External reviewer Debbie Francis made 85 recommendations in her 120-page report, which found serious bad behaviour by MPs, staff, managers, public and the media was rife.
Ms Francis said she had not ''cherrypicked'' stories about a bad day or an off-colour joke, or based her findings only on the views of staff released for poor performance or following workplace relationship difficulties.
''Across the hundreds of interviews conducted and the more than 100 submissions reviewed, a clear picture emerges of a small number of members whose behaviours appear to fall well outside the normal range to be expected in a workplace and which closely fit the definitions of bullying and harassment.''
Southern MPs said Parliament was a ''robust'' environment, but that did not excuse bullying and harassment.
''I have never been bullied at Parliament, and there have never been any complaints of inappropriate behaviour against me,'' Dunedin North Labour MP David Clark said.
''I make a real effort to be supportive of my staff, but I realise the issues are real issues.''
It was appropriate that Parliament look hard at bullying culture and respond accordingly, Dr Clark said.
Dunedin South Labour MP Clare Curran, who was interviewed twice by Debbie Francis, wanted time to read and consider the report before commenting further.

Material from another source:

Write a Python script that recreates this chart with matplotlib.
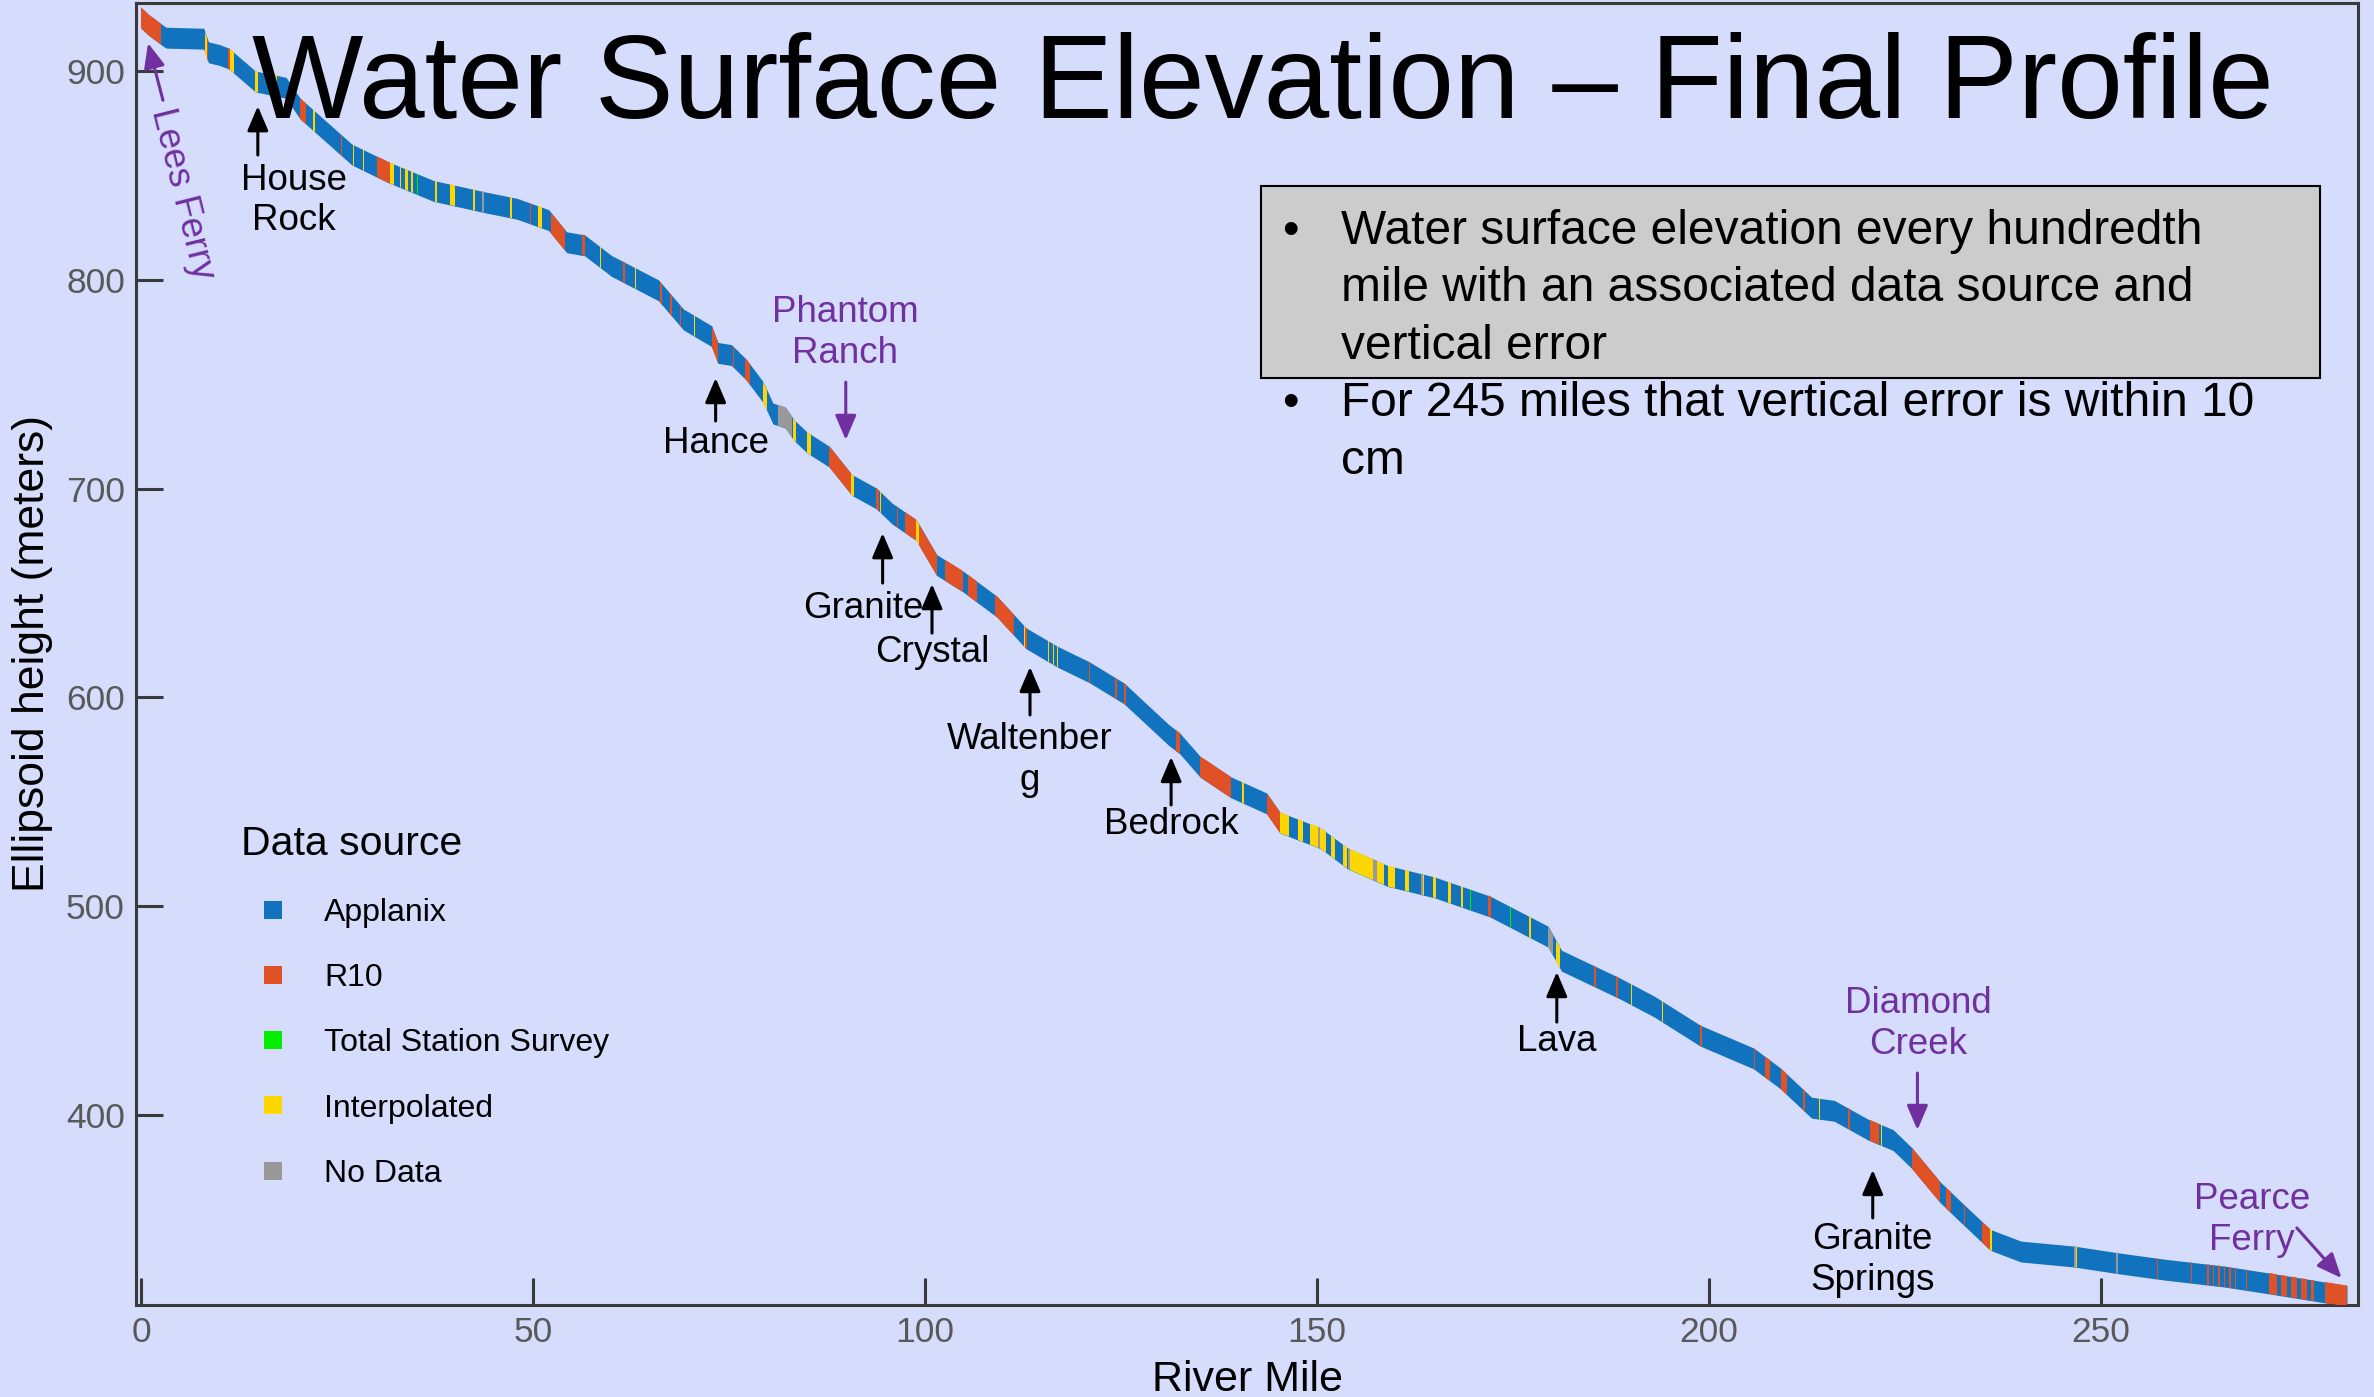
import matplotlib
matplotlib.use('Agg')
import matplotlib.pyplot as plt
from matplotlib.lines import Line2D
from matplotlib.patches import Rectangle
import numpy as np

plt.rcParams['font.family'] = ['Liberation Sans', 'DejaVu Sans']

# ---------------- data ----------------
prof_mile = [0.0, 1.0, 2.8, 3.2, 8.0, 8.6, 10.0, 11.2, 14.6, 18.5,
             20.3, 23.0, 26.9, 31.5, 37.3, 43.8, 48.0, 52.0, 54.3, 56.6,
             60.0, 66.0, 69.2, 72.8, 73.6, 75.3, 77.2, 79.4, 80.6, 82.2,
             83.3, 85.0, 87.8, 90.7, 93.8, 95.8, 98.9, 101.5, 104.9, 109.2,
             112.9, 116.9, 121.0, 125.4, 131.1, 132.5, 135.1, 139.0, 143.6, 145.3,
             150.5, 153.9, 159.0, 165.0, 172.1, 179.5, 181.2, 188.6, 193.0, 198.9,
             205.7, 209.1, 213.1, 216.0, 220.3, 223.5, 225.9, 229.5, 232.0, 235.9,
             239.8, 246.6, 252.2, 258.0, 265.8, 272.0, 281.4]
prof_elev = [925.5, 922, 917, 916, 915.5, 909, 907.7, 906, 895, 892,
             882, 873, 860, 851.6, 842.6, 837.2, 834, 828.6, 818, 816.5,
             806.7, 795, 781, 773, 765, 764, 757, 746, 736, 734,
             728, 722, 715.3, 701.7, 695.3, 688.1, 680.1, 663.4, 655.4, 643.4,
             628.3, 619.5, 612, 601.9, 582, 578, 566.8, 557, 549.2, 540,
             532.5, 522.9, 514.5, 509, 499.8, 485.4, 473.9, 460.7, 452, 438,
             427.1, 417.6, 403.5, 402, 393, 388, 379.3, 363, 354, 340.2,
             334.6, 332.2, 329, 326, 322.6, 319, 313.3]

# runs where the data source is not Applanix (Applanix elsewhere)
R, Y, G, N = 'R10', 'Interpolated', 'Total Station Survey', 'No Data'
run_start = [0.0, 8.1, 8.4, 11.1, 11.4, 14.5, 17.0, 20.3, 22.0, 25.5,
             27.0, 28.3, 30.1, 31.7, 33.0, 33.7, 34.5, 35.2, 37.5, 39.4,
             42.4, 43.5, 47.1, 49.6, 50.7, 52.3, 56.2, 58.5, 61.5, 63.0,
             66.2, 67.5, 68.7, 70.5, 72.8, 75.5, 77.0, 79.4, 81.2, 83.2,
             85.0, 87.8, 90.6, 93.8, 94.3, 96.4, 97.5, 98.9, 99.2, 102.6,
             105.5, 108.9, 112.6, 112.8, 115.7, 116.3, 116.8, 120.9, 124.3, 125.4,
             132.0, 135.1, 140.5, 143.6, 145.3, 147.6, 149.1, 150.1, 150.4, 151.8,
             153.3, 154.0, 154.2, 157.2, 157.6, 159.1, 161.2, 163.3, 163.5, 164.8,
             166.7, 168.4, 169.5, 171.8, 174.6, 177.1, 179.5, 180.5, 185.4, 188.2,
             190.0, 194.0, 198.9, 205.7, 207.1, 209.2, 212.0, 214.0, 217.8, 220.6,
             221.9, 225.9, 230.2, 232.5, 234.8, 235.9, 246.6, 246.8, 251.9, 257.2,
             261.5, 263.6, 264.3, 265.0, 265.7, 266.4, 267.1, 268.5, 271.5, 273.0,
             274.3, 275.5, 276.8, 278.6]
run_end = [2.6, 8.4, 8.6, 11.3, 11.8, 14.9, 17.4, 21.0, 22.15, 25.65,
           27.15, 28.45, 31.7, 32.3, 33.15, 34.1, 34.7, 35.35, 37.7, 40.0,
           42.55, 43.8, 47.3, 49.75, 51.1, 54.1, 56.6, 58.65, 61.7, 63.15,
           66.4, 67.7, 68.9, 70.65, 73.6, 75.7, 77.7, 79.8, 83.0, 83.6,
           85.5, 90.6, 90.9, 94.1, 94.45, 96.6, 98.9, 99.2, 101.5, 104.9,
           106.6, 111.4, 112.8, 113.0, 115.85, 116.45, 116.95, 121.1, 124.5, 125.6,
           132.5, 139.1, 140.7, 145.3, 146.5, 148.2, 150.1, 150.35, 151.2, 152.3,
           153.8, 154.2, 157.2, 157.6, 158.6, 159.9, 161.8, 163.5, 163.7, 165.2,
           167.1, 168.6, 169.65, 172.2, 174.75, 177.25, 180.1, 181.0, 185.6, 188.4,
           190.15, 194.15, 199.1, 205.9, 207.8, 209.9, 212.2, 214.15, 218.0, 221.7,
           222.05, 229.5, 230.9, 232.7, 235.9, 236.05, 246.8, 246.95, 252.2, 257.35,
           261.65, 263.75, 264.45, 265.15, 265.85, 266.55, 267.25, 268.65, 272.5, 273.8,
           275.0, 276.3, 277.2, 281.4]
run_source = [R, Y, R, R, Y, Y, Y, R, Y, R,
              Y, Y, R, Y, Y, Y, Y, G, Y, Y,
              Y, N, Y, R, Y, R, R, Y, R, Y,
              R, R, R, Y, R, R, R, Y, N, Y,
              Y, R, Y, R, Y, R, R, Y, R, R,
              R, R, Y, R, Y, Y, Y, R, R, R,
              R, R, Y, R, Y, Y, Y, N, Y, Y,
              Y, N, Y, N, Y, Y, Y, N, Y, Y,
              Y, Y, G, R, G, Y, N, Y, R, R,
              Y, Y, R, R, R, R, R, Y, R, R,
              Y, R, R, R, R, Y, N, Y, N, R,
              R, R, R, R, R, R, R, R, R, R,
              R, R, R, R]

legend_labels = ['Applanix', 'R10', 'Total Station Survey', 'Interpolated', 'No Data']
source_colors = {'Applanix': '#1172be', 'R10': '#e05226', 'Total Station Survey': '#00ee00',
                 'Interpolated': '#ffd700', 'No Data': '#999999'}

ann_labels = ['House\nRock', 'Hance', 'Granite', 'Crystal', 'Waltenber\ng',
              'Bedrock', 'Lava', 'Granite\nSprings',
              'Phantom\nRanch', 'Diamond\nCreek', 'Pearce\nFerry']
ann_text_x = [19.5, 73.3, 92.1, 100.9, 113.4, 131.4, 180.6, 220.9, 89.8, 226.7, 269.3]
ann_text_y = [838.0, 721.4, 642.8, 621.7, 570.0, 538.9, 435.0, 330.6, 774.5, 443.6, 349.7]
ann_tail_x = [14.9, 73.3, 94.6, 100.9, 113.4, 131.4, 180.6, 220.9, 89.9, 226.6, 275.0]
ann_tail_y = [859.8, 732.4, 654.8, 630.8, 591.6, 548.5, 444.5, 350.7, 751.0, 420.1, 345.9]
ann_head_x = [14.9, 73.3, 94.6, 100.9, 113.4, 131.4, 180.6, 220.9, 89.9, 226.6, 280.7]
ann_head_y = [883.2, 753.0, 678.7, 654.3, 614.6, 571.5, 468.5, 373.7, 723.3, 392.8, 321.9]
PURPLE = '#7030a0'
ann_colors = ['black'] * 8 + [PURPLE] * 3

lees_label = 'Lees Ferry'
lees_text_xy = (5.2, 841.1)
lees_tail_xy = (2.8, 886.0)
lees_head_xy = (0.9, 913.4)

title = 'Water Surface Elevation \u2013 Final Profile'
bullet_lines = [['Water surface elevation every hundredth',
                 'mile with an associated data source and',
                 'vertical error'],
                ['For 245 miles that vertical error is within 10',
                 'cm']]

x_ticks = [0, 50, 100, 150, 200, 250]
y_ticks = [400, 500, 600, 700, 800, 900]

# ---------------- figure ----------------
W, H = 2374, 1397
fig = plt.figure(figsize=(W / 100, H / 100), dpi=100)
BG = '#d5dcfc'
fig.patch.set_facecolor(BG)
ax = fig.add_axes([136 / W, 1 - 1305 / H, (2358 - 136) / W, (1305 - 3) / H])
ax.set_facecolor(BG)

HALF = 5.0
pe = np.array(prof_elev)
band = ax.fill_between(prof_mile, pe - HALF, pe + HALF, color=source_colors['Applanix'],
                       lw=0, zorder=2)
clip = band.get_paths()[0]
for s, e, src in zip(run_start, run_end, run_source):
    r = ax.axvspan(s, e, color=source_colors[src], lw=0, zorder=3)
    r.set_clip_path(clip, ax.transData)

ax.set_xlim(-0.64, 282.8)
ax.set_ylim(309, 932.6)
ax.set_xticks(x_ticks)
ax.set_yticks(y_ticks)
ax.tick_params(direction='in', length=19.5, width=2.2, color='#3a3a3a',
               labelsize=25.5, labelcolor='#595959', pad=8)
for sp in ax.spines.values():
    sp.set_linewidth(2.2)
    sp.set_color('#3a3a3a')

ax.set_xlabel('River Mile', fontsize=31)
ax.xaxis.set_label_coords(0.5, -(1380 - 1305) / 1302)
ax.xaxis.label.set_verticalalignment('center')
ax.set_ylabel('Ellipsoid height (meters)', fontsize=32)
ax.yaxis.set_label_coords((33 - 136) / 2222, 0.5)
ax.yaxis.label.set_verticalalignment('center')
ax.yaxis.label.set_horizontalalignment('center')

# annotations
for lab, tx, ty, ax0, ay0, hx, hy, c in zip(ann_labels, ann_text_x, ann_text_y,
                                          ann_tail_x, ann_tail_y, ann_head_x, ann_head_y,
                                          ann_colors):
    ax.annotate('', xy=(hx, hy), xytext=(ax0, ay0),
                arrowprops=dict(arrowstyle='-|>,head_length=0.75,head_width=0.32',
                                color=c, lw=2.2, shrinkA=0, shrinkB=0, mutation_scale=20),
                zorder=5)
    ax.text(tx, ty, lab, ha='center', va='center', fontsize=26.5, color=c,
            linespacing=1.2, zorder=5)

ax.annotate('', xy=lees_head_xy, xytext=lees_tail_xy,
            arrowprops=dict(arrowstyle='-|>,head_length=0.75,head_width=0.32',
                            color=PURPLE, lw=2.2, shrinkA=0, shrinkB=0, mutation_scale=20),
            zorder=5)
ax.text(lees_text_xy[0], lees_text_xy[1], lees_label, rotation=-76, rotation_mode='anchor',
        ha='center', va='center', fontsize=26.5, color=PURPLE, zorder=5)

# legend
handles = [Line2D([], [], ls='none', marker='s', markersize=13.5,
                  markerfacecolor=source_colors[k], markeredgewidth=0) for k in legend_labels]
fig.legend(handles, legend_labels, title='Data source', loc='upper left',
           bbox_to_anchor=(241 / W, 1 - 825 / H), frameon=False, fontsize=23,
           title_fontsize=29.5, handlelength=2.0, handletextpad=0.6, labelspacing=1.1,
           borderpad=0, borderaxespad=0, alignment='left')

# title
fig.text(1263 / W, 1 - 118 / H, title, ha='center', va='baseline', fontsize=85,
         color='black', zorder=6)

# bullet box
box = Rectangle((1261 / W, 1 - 378 / H), (2320 - 1261) / W, (378 - 186) / H,
                transform=fig.transFigure, facecolor='#cccccc', edgecolor='black',
                lw=1.5, zorder=4)
fig.patches.append(box)
baselines = [244, 301, 359, 416, 474]
k = 0
for para in bullet_lines:
    for j, line in enumerate(para):
        yb = 1 - baselines[k] / H
        if j == 0:
            fig.text(1290 / W, yb, '\u2022', ha='center', va='baseline', fontsize=34, zorder=6)
        fig.text(1341 / W, yb, line, ha='left', va='baseline', fontsize=34.5, zorder=6)
        k += 1

fig.savefig('out.png', dpi=100, facecolor=BG)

''I will say that bullying in this workplace, as in any other, is never OK.''
First-term New Zealand First list MP Mark Patterson said he had found Parliament to be a respectful environment, something he ascribed to his party's good employment record.
''We have one of the lowest staff turnover rates in the House, and I believe that is because we treat our staff with decency.''
Fellow first-termer, Clutha Southland National MP Hamish Walker, said some of the report's recommendations, such as establishing a code of conduct and instituting an independent person to handle complaints, would be beneficial.
He said he had not had any employment issues in his office, which he said was staffed by an energetic and committed team.
His National colleague Sarah Dowie, whose relationship with former National MP Jami-Lee Ross shone a light on claims of bullying in Parliament, said in a statement she wanted to ''read the entire report and digest it'' before commenting further.
''The report delivers some positive and helpful recommendations,'' Ms Dowie said.
''We agree that there is a need for continuous improvement.''
Ms Francis said most MPs and ministers were viewed as hard-working and competent, but found ''a well-known minority of them, across most political parties'', were said to engage in inappropriate behaviour on a regular basis.
MPs' conduct was not alone in being criticised; bad behaviour by managers and staffers was also highlighted.
Ms Francis noted several aggravating factors such as long hours, high pressure, political and professional rivalries, and the confusion caused by staff being employed in a politician's office but their actual employer being Parliamentary Services.
''The tone and culture of New Zealand's Parliament is changing gradually for the better,'' she said.
''The increasing diversity of members and increasing focus on organisational culture by agency leaders are key factors driving positive change.
''But for the health of the parliamentary workplace and New Zealand's democracy, it's time for the process to be fast-tracked.''
Her recommendations included instituting a parliamentary workplace code of conduct that all MPs, staff and the press gallery be subject to, developing an alternative resolution service, improving human resources processes and introducing sanctions to punish poor conduct by an MP or minister.